Ora c’è anche l’obliquo attacco al presidente della Repubblica, a ridosso dell’inchiesta giudiziaria sulla trattativa Stato-mafia. C’è chi vuole dirottare la transizione, chi vuole impedire il cambiamento, come è avvenuto in altri momenti buoi della nostra storia nazionale. La solidarietà a Giorgio Napolitano è oggi premessa e condizione di un’opera di ricostruzione nazionale. A nessun democratico può sfuggire la strumentalità delle insinuazioni. Come a nessun democratico viene meno il desiderio di verità sulla storia italiana e sui tanti tratti oscuri. Sulle colonne de l’Unità si discute delle inchieste, delle questioni giuridiche ad esse connesse e della loro rilevanza civile. Per quanto ci riguarda, continueremo a cercare la verità, respingendo il tentativo eversivo di delegittimare chi oggi rappresenta l’unità del Paese, gli uomini delle istituzioni che si sono battuti contro la mafia e i magistrati che, con serietà, portano avanti il loro lavoro.
La transizione è un impegno. Una battaglia politica. Deve approdare a una competizione tra alternative europee, se vogliamo evitare di finire come in Grecia. Le primarie promosse da Bersani non sono un fine, ma uno strumento per ridurre la frattura tra rappresentanza politica e società civile. Non sono neppure il solo strumento. Ma devono produrre anch’esse un valore aggiunto al centrosinistra.

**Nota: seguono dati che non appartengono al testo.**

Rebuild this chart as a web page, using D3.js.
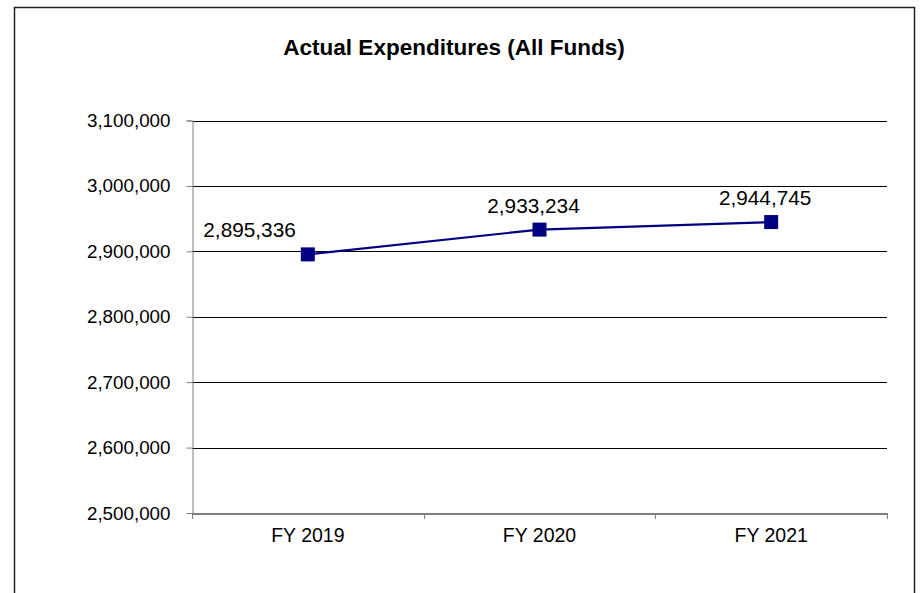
<!DOCTYPE html>
<html><head><meta charset="utf-8">
<script src="https://cdn.jsdelivr.net/npm/d3@7"></script>
<style>html,body{margin:0;padding:0;background:#fff;}svg{display:block;}</style>
</head><body>
<svg id="c" width="922" height="593"></svg>
<script>
const title = "Actual Expenditures (All Funds)";
const categories = ["FY 2019", "FY 2020", "FY 2021"];
const values = [2895336, 2933234, 2944745];
const yTicks = [2500000, 2600000, 2700000, 2800000, 2900000, 3000000, 3100000];

const svg = d3.select("#c");
const font = "Liberation Sans, Arial, sans-serif";
const L = 192, R = 887, T = 120.5, B = 513;

svg.append("rect").attr("x", 14.5).attr("y", 7.5).attr("width", 900).attr("height", 600)
  .attr("fill", "#fff").attr("stroke", "#222").attr("stroke-width", 1.5);

svg.append("text").attr("x", 454).attr("y", 55).attr("text-anchor", "middle")
  .attr("font-family", font).attr("font-weight", "bold").attr("font-size", 22.5)
  .text(title);

const x = d3.scaleBand().domain(categories).range([L, R]).padding(0);
const y = d3.scaleLinear().domain([2500000, 3100000]).range([B, T]);
const fmt = d3.format(",");

// gridlines
svg.append("g").selectAll("line").data(yTicks.slice(1)).join("line")
  .attr("x1", L).attr("x2", R)
  .attr("y1", d => Math.round(y(d)) + 0.5).attr("y2", d => Math.round(y(d)) + 0.5)
  .attr("stroke", "#000").attr("stroke-width", 1);

// y axis
const ya = svg.append("g").attr("transform", `translate(${L + 0.5},0)`)
  .call(d3.axisLeft(y).tickValues(yTicks).tickFormat(fmt).tickSize(6).tickPadding(16));
ya.select(".domain").attr("stroke", "#808080");
ya.selectAll(".tick line").attr("stroke", "#808080");
ya.selectAll(".tick text").attr("font-family", font).attr("font-size", 18.8).attr("fill", "#000");

// x axis
const xa = svg.append("g").attr("transform", `translate(0,${Math.round(B) + 0.5})`)
  .call(d3.axisBottom(x).tickSize(0).tickPadding(15));
xa.select(".domain").attr("stroke", "#000");
xa.selectAll(".tick text").attr("font-family", font).attr("font-size", 19.5).attr("fill", "#000");
svg.append("g").selectAll("line").data(categories.concat(["end"])).join("line")
  .attr("x1", (d, i) => Math.round(L + i * x.bandwidth()) + 0.5)
  .attr("x2", (d, i) => Math.round(L + i * x.bandwidth()) + 0.5)
  .attr("y1", B).attr("y2", B + 6).attr("stroke", "#808080");

// line
const cx = d => x(d) + x.bandwidth() / 2;
svg.append("path").datum(values)
  .attr("d", d3.line().x((d, i) => cx(categories[i])).y(d => y(d)))
  .attr("fill", "none").attr("stroke", "#000080").attr("stroke-width", 2.2);

svg.append("g").selectAll("rect").data(values).join("rect")
  .attr("x", (d, i) => cx(categories[i]) - 7).attr("y", d => y(d) - 7)
  .attr("width", 14).attr("height", 14).attr("fill", "#000080");

// labels
svg.append("g").selectAll("text").data(values).join("text")
  .attr("x", (d, i) => i === 0 ? cx(categories[i]) - 12 : cx(categories[i]) - 6)
  .attr("y", d => y(d) - 17)
  .attr("text-anchor", (d, i) => i === 0 ? "end" : "middle")
  .attr("font-family", font).attr("font-size", 20.8).attr("fill", "#000")
  .text(d => fmt(d));
</script>
</body></html>
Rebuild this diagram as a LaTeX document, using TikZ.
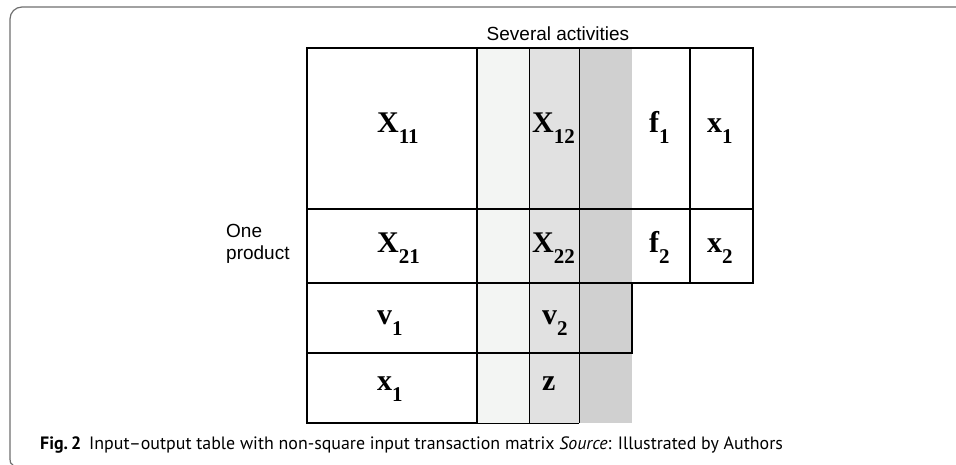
\documentclass[tikz,border=0pt]{standalone}
\usepackage{fontspec}
\setmainfont{Liberation Serif}
\newfontfamily\labfont{Liberation Sans}
\newfontfamily\capfont[Ligatures=TeX]{PT Sans}
\usetikzlibrary{calc}

\definecolor{stripA}{HTML}{F3F5F3}
\definecolor{stripB}{HTML}{E1E1E1}
\definecolor{stripC}{HTML}{D0D0D0}
\definecolor{framegray}{HTML}{6E6E6E}

% bold letter with a deep bold subscript
\newcommand{\cellab}[2]{\bfseries #1\raisebox{-11pt}{\fontsize{21}{21}\selectfont\bfseries #2}}

\begin{document}
\begin{tikzpicture}[x=1pt, y=-1pt,
  thickline/.style={line width=2pt, line cap=rect},
  thinline/.style={line width=0.8pt},
  cellentry/.style={anchor=base west, inner sep=0pt, font=\fontsize{30}{30}\selectfont},
  sidelabel/.style={inner sep=0pt, font=\labfont\fontsize{19}{22}\selectfont}]
\useasboundingbox (0,0) rectangle (956,465);
% frame of the figure
\draw[framegray, line width=1.2pt] (10,459) to[out=-90,in=170] (13,465);
\draw[framegray, line width=1.2pt] (10,459) -- (10,19) arc (180:270:12) -- (956,7);
% shaded activity strips
\fill[stripA] (477,48) rectangle (529,423);
\fill[stripB] (529,48) rectangle (579,423);
\fill[stripC] (579,48) rectangle (632,423);
\foreach \x in {529, 579} {
 \draw[thinline] (\x,48) -- (\x,423);
}
\draw[thinline] (477,423) -- (579,423);
% heavy rules
\draw[thickline] (307,48) rectangle (753,283);
\draw[thickline] (307,209) -- (753,209);
\draw[thickline] (307,283) -- (307,423) -- (477,423);
\draw[thickline] (307,353) -- (632,353) -- (632,283);
\draw[thickline] (477,48) -- (477,423);
\draw[thickline] (690,48) -- (690,283);
% entries
\foreach \nm/\xx/\yy/\mn/\sb in {x11/377/133/X/11, x12/532/133/X/12, f1/649/133/f/1, xa/707/133/x/1,
  x21/377/253/X/21, x22/532/253/X/22, f2/649/253/f/2, xb/707/253/x/2,
  v1/377/324/v/1, v2/542/324/v/2, xc/377/390/x/1} {
 \node[cellentry] (\nm) at (\xx,\yy) {\cellab{\mn}{\sb}};
}
\node[cellentry] (z) at (542,390) {\bfseries z};
% headings
\node[sidelabel, anchor=base] (acts) at (558,41) {Several activities};
\node[sidelabel, anchor=base west, align=left] (prod) at (226,259) {One\\product};
% caption
\node[anchor=base west, inner sep=0pt, font=\capfont\fontsize{17.9}{18}\selectfont] (cap) at (40,449)
 {\textbf{Fig.\,2}\hspace{8pt}Input--output table with non-square input transaction matrix \textit{Source}: Illustrated by Authors};
\end{tikzpicture}
\end{document}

Le primarie del 2005, quelle di Romano Prodi, marcarono da subito le linee di fratture che poi avrebbero distrutto l’Unione. Le primarie servono per fare sintesi di un progetto e affidarlo alla leadership più rappresentativa. Nel caso malato di allora i leader sconfitti, disimpegnati dalla ricerca unitaria, continuarono a presidiare anche dopo i gazebo le rispettive quote di consenso. Si discute molto di regole delle primarie: ma, per evitare la deriva del 2005 e scongiurare il rischio di una nuova Unione, le primarie di domani dovrebbero offrire la spinta per rafforzare il Pd come luogo unitario di una più ampia base sociale e civica. Chi partecipa alle primarie, deve impegnarsi a stare in futuro nel medesimo partito. Un partito che si rinnova, che si apre. Un partito che vuole cambiare la politica, rappresentare in Europa l’Italia del lavoro e dell’innovazione, guidare un nuovo progetto di sviluppo.